# WHAT THE TASK REQUIRES
Quote every line as written. Omit pictures.

# INFORMATION SHOWN
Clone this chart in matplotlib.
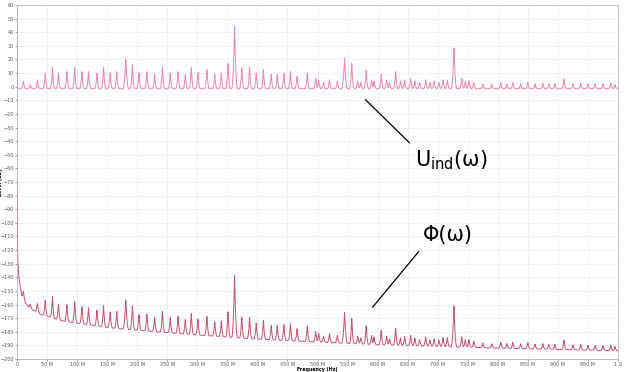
import numpy as np
import matplotlib
matplotlib.use('Agg')
import matplotlib.pyplot as plt

# peaks: frequency (MHz) and level (dB)
peak_mhz = [10.6, 22, 34, 47, 59, 69, 83, 96, 108, 119, 133, 144, 155, 166,
            181, 192, 203, 216, 229, 242, 255, 268, 280, 290, 301, 316, 329,
            340, 351, 362, 374, 387, 398, 410, 423, 433, 444, 455, 466, 483,
            497, 502, 510, 520, 533, 545, 557, 567, 572, 581, 590, 594, 606,
            615, 620, 630, 638, 645, 655, 662, 670, 680, 687, 694, 702, 709,
            716, 727, 740, 746, 752, 760, 775, 790, 805, 815, 825, 838, 850,
            862, 875, 885, 895, 910, 925, 938, 950, 962, 975, 988, 995]
u_peak_db = [4, 1.5, 5, 10, 14, 10, 11, 14, 11, 11, 10, 14, 10, 11,
             20, 16, 10, 11, 9, 14, 10, 11, 9, 14, 10, 12.5, 9,
             10, 17, 44, 14, 14, 10, 12.5, 9, 9, 10, 11, 7.5, 10,
             6, 5, 3, 5, 4, 21, 17, 4, 3, 12, 5, 4, 9,
             5, 3, 11, 4, 5, 6, 4, 3, 5, 3, 4, 3, 5,
             5, 28.5, 6, 4, 4, 3, 2, 1.5, 3, 2, 3, 2, 3,
             2, 2.5, 2, 2, 5.5, 2, 2.5, 2, 2, 2, 2.5, 1.5]
u_floor_db = -1.5
u_dc_db = 70

# floor of the lower trace (MHz, dB)
phi_knot_mhz = [0, 1, 3, 8, 19, 41, 80, 163, 274, 385, 497, 600, 800, 1000]
phi_knot_db = [-75, -125, -140, -154, -162, -167.5, -172.5, -177.5, -181.5,
               -185, -187.5, -189.5, -192, -194]

xtick_labels = ['0', '50 M', '100 M', '150 M', '200 M', '250 M', '300 M',
                '350 M', '400 M', '450 M', '500 M', '550 M', '600 M', '650 M',
                '700 M', '750 M', '800 M', '850 M', '900 M', '950 M', '1 G']

f = np.arange(0, 1000.05, 0.1)
rel = np.zeros_like(f)
for f0, lv in zip(peak_mhz, u_peak_db):
    h = lv - u_floor_db
    w = 5.0 if h > 20 else 4.0
    rel = np.maximum(rel, h * np.clip(1 - np.abs(f - f0) / w, 0, None) ** 2.2)

u = u_floor_db + rel
u[0] = u_dc_db
phi = np.interp(f, phi_knot_mhz, phi_knot_db) + rel

fig = plt.figure(figsize=(6.27, 3.72), dpi=100)
ax = fig.add_axes([17 / 627, 13 / 372, 601 / 627, 354 / 372])
ax.plot(f, u, color='#ef86aa', lw=0.7)
ax.plot(f, phi, color='#c9526f', lw=0.7)

ax.set_xlim(0, 1000)
ax.set_ylim(-200, 60)
ax.set_xticks(np.arange(0, 1001, 50))
ax.set_xticklabels(xtick_labels)
ax.set_yticks(np.arange(-200, 61, 10))
ax.tick_params(labelsize=3.5, length=1.5, width=0.4, colors='#555555', pad=1)
ax.grid(True, color='#ececec', lw=0.5)
for s in ax.spines.values():
    s.set_color('#aaaaaa')
    s.set_linewidth(0.5)
ax.set_xlabel('Frequency (Hz)', fontsize=3.4, fontweight='bold', labelpad=0)
ax.set_ylabel('Level (dB)', fontsize=3.4, fontweight='bold')
ax.yaxis.set_label_coords(-13.5 / 601, 0.5)

ax.plot([580, 653], [-9.6, -41.2], color='black', lw=0.9)
ax.text(663, -58.8, r'U$_{\mathregular{ind}}$(ω)', fontsize=15, va='baseline')
ax.plot([668, 592], [-121.3, -161.8], color='black', lw=0.9)
ax.text(675, -108.8, 'Φ(ω)', fontsize=15, va='center')

fig.savefig('out.png', dpi=100)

# FINISHED TASK
Clone this chart in matplotlib.
import numpy as np
import matplotlib
matplotlib.use('Agg')
import matplotlib.pyplot as plt

# peaks: frequency (MHz) and level (dB)
peak_mhz = [10.6, 22, 34, 47, 59, 69, 83, 96, 108, 119, 133, 144, 155, 166,
            181, 192, 203, 216, 229, 242, 255, 268, 280, 290, 301, 316, 329,
            340, 351, 362, 374, 387, 398, 410, 423, 433, 444, 455, 466, 483,
            497, 502, 510, 520, 533, 545, 557, 567, 572, 581, 590, 594, 606,
            615, 620, 630, 638, 645, 655, 662, 670, 680, 687, 694, 702, 709,
            716, 727, 740, 746, 752, 760, 775, 790, 805, 815, 825, 838, 850,
            862, 875, 885, 895, 910, 925, 938, 950, 962, 975, 988, 995]
u_peak_db = [4, 1.5, 5, 10, 14, 10, 11, 14, 11, 11, 10, 14, 10, 11,
             20, 16, 10, 11, 9, 14, 10, 11, 9, 14, 10, 12.5, 9,
             10, 17, 44, 14, 14, 10, 12.5, 9, 9, 10, 11, 7.5, 10,
             6, 5, 3, 5, 4, 21, 17, 4, 3, 12, 5, 4, 9,
             5, 3, 11, 4, 5, 6, 4, 3, 5, 3, 4, 3, 5,
             5, 28.5, 6, 4, 4, 3, 2, 1.5, 3, 2, 3, 2, 3,
             2, 2.5, 2, 2, 5.5, 2, 2.5, 2, 2, 2, 2.5, 1.5]
u_floor_db = -1.5
u_dc_db = 70

# floor of the lower trace (MHz, dB)
phi_knot_mhz = [0, 1, 3, 8, 19, 41, 80, 163, 274, 385, 497, 600, 800, 1000]
phi_knot_db = [-75, -125, -140, -154, -162, -167.5, -172.5, -177.5, -181.5,
               -185, -187.5, -189.5, -192, -194]

xtick_labels = ['0', '50 M', '100 M', '150 M', '200 M', '250 M', '300 M',
                '350 M', '400 M', '450 M', '500 M', '550 M', '600 M', '650 M',
                '700 M', '750 M', '800 M', '850 M', '900 M', '950 M', '1 G']

f = np.arange(0, 1000.05, 0.1)
rel = np.zeros_like(f)
for f0, lv in zip(peak_mhz, u_peak_db):
    h = lv - u_floor_db
    w = 5.0 if h > 20 else 4.0
    rel = np.maximum(rel, h * np.clip(1 - np.abs(f - f0) / w, 0, None) ** 2.2)

u = u_floor_db + rel
u[0] = u_dc_db
phi = np.interp(f, phi_knot_mhz, phi_knot_db) + rel

fig = plt.figure(figsize=(6.27, 3.72), dpi=100)
ax = fig.add_axes([17 / 627, 13 / 372, 601 / 627, 354 / 372])
ax.plot(f, u, color='#ef86aa', lw=0.7)
ax.plot(f, phi, color='#c9526f', lw=0.7)

ax.set_xlim(0, 1000)
ax.set_ylim(-200, 60)
ax.set_xticks(np.arange(0, 1001, 50))
ax.set_xticklabels(xtick_labels)
ax.set_yticks(np.arange(-200, 61, 10))
ax.tick_params(labelsize=3.5, length=1.5, width=0.4, colors='#555555', pad=1)
ax.grid(True, color='#ececec', lw=0.5)
for s in ax.spines.values():
    s.set_color('#aaaaaa')
    s.set_linewidth(0.5)
ax.set_xlabel('Frequency (Hz)', fontsize=3.4, fontweight='bold', labelpad=0)
ax.set_ylabel('Level (dB)', fontsize=3.4, fontweight='bold')
ax.yaxis.set_label_coords(-13.5 / 601, 0.5)

ax.plot([580, 653], [-9.6, -41.2], color='black', lw=0.9)
ax.text(663, -58.8, r'U$_{\mathregular{ind}}$(ω)', fontsize=15, va='baseline')
ax.plot([668, 592], [-121.3, -161.8], color='black', lw=0.9)
ax.text(675, -108.8, 'Φ(ω)', fontsize=15, va='center')

fig.savefig('out.png', dpi=100)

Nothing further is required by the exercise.